ガラスにヒビが入った様なリアルな透明感は、ガラス質の釉薬を使って描かれています。
タイトル:UTSUWA-#14(Taro Tabuchi) 制作:2022
入口の酒器、底の高台にできた釉溜りの部分をクローズアップし、岡本さんの視点で描かれた作品。
作品はグッとクローズアップした作品シリーズへ
引きで見た時と、距離感で物の見え方が変わってくる。という所が面白いと思って。
どういう視点で物を見るかがテーマになってきて、同じモチーフでも人によって捉え方が違ったりするので、自分なりの視点で描いてみました。
クローズアップしていくと抽象と具象が分からなくなるというか。
これだけ見たら抽象的に見えるし、でも実は具象物を描いてますよ。というのが出来ればいいかな。と思って。
土間の作品は、バーナーで焼く偶然性がキーワードになってましたが
これは色んな視点でみる、視点の面白さがテーマです。
水分をたっぷり含んだ、みずみずしい作品に見えるので油絵を聞いて更に驚きました。
この表情を出すには油絵が好ましかったんですか?
これは完全に油絵で、古典的な技法の「白亜地」と言います。
薄い綿の布を貼って、その上から白亜地という石膏に近い感じのを敷いて、その上に墨で描き、上から薄い透明な層をかけて、白と黒で書いていくんです。

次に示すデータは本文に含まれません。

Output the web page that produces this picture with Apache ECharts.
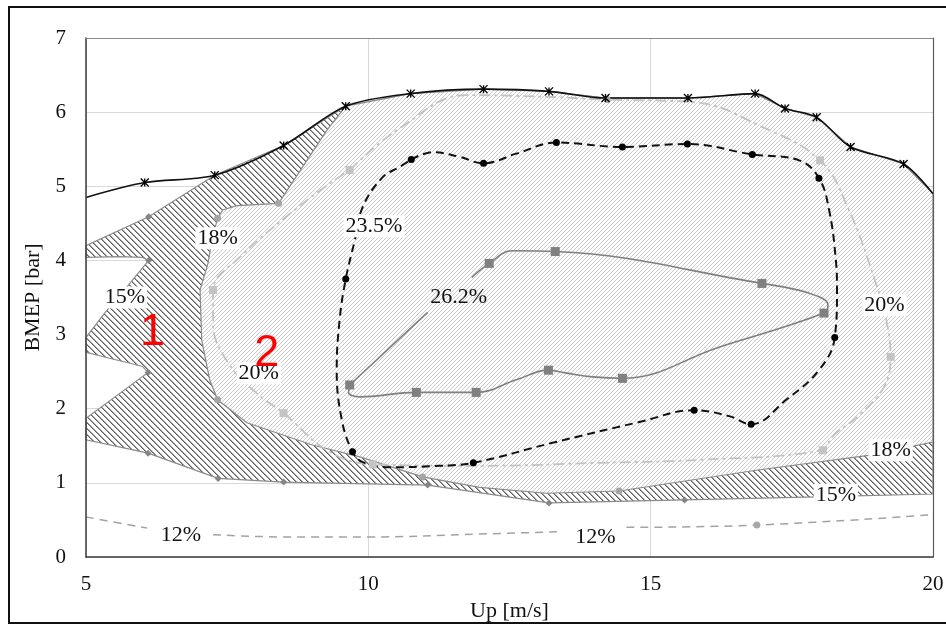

薄い層を塗り重ねながら油絵具を徐々にのせていきます。
ある一定時間、乾燥してほしくないんですね。
アクリルだとどうしても乾燥してしまうので油が使いやすいんです。層が薄いので、何回も重ねている割にはすごく厚みがないと思います。薄~い層なので。じゅう何層かは重ねています。
突然ですが、岡本さんの趣味って何でしょう?
器が好きです。器が趣味で、色んな作家さんの個展に行ったりするのが趣味ですね。
ずっと器を見ていく内に、器から絵にしていきたいと思って、色んな作家さんを見てました。
で、田淵さんしかいないんじゃないか。と思って、田淵さんにお声掛けしたんです。
田淵さんの作品にすごく惚れ込んでい らっしゃるのが伝わります。
田淵さんを最初から知っていた訳ではなくて、器を見て、田淵さんを知りました。
どこを切り取っても、違う絵になる可能性があるのがとても魅力です。
たまたまお店で見つけた、衝撃的な出会いだったんですね。
土間シリーズも全然違う表情が出ますし、陶芸も窯から出したら違う物になったり。
そこが面白いと思っていて、その偶然性を形にしたいのがあったので、その繋がりで何かしら
陶芸、器関係の事と絵が繋げられないか。というのはずっとありましたね。
田淵さんの作品と出会った時に「これだったら絵に出来る。絵にしたい」と思いました。
展示を見にいらしたお客様からは「え、写真じゃないの?!」と、よく尋ねられました。
その様に見える技法と視点に驚く方が多かったです。
入口に飾られた酒器。岡本さんにとって作品のシリーズとなる、とっても大きな出会いだったんですね。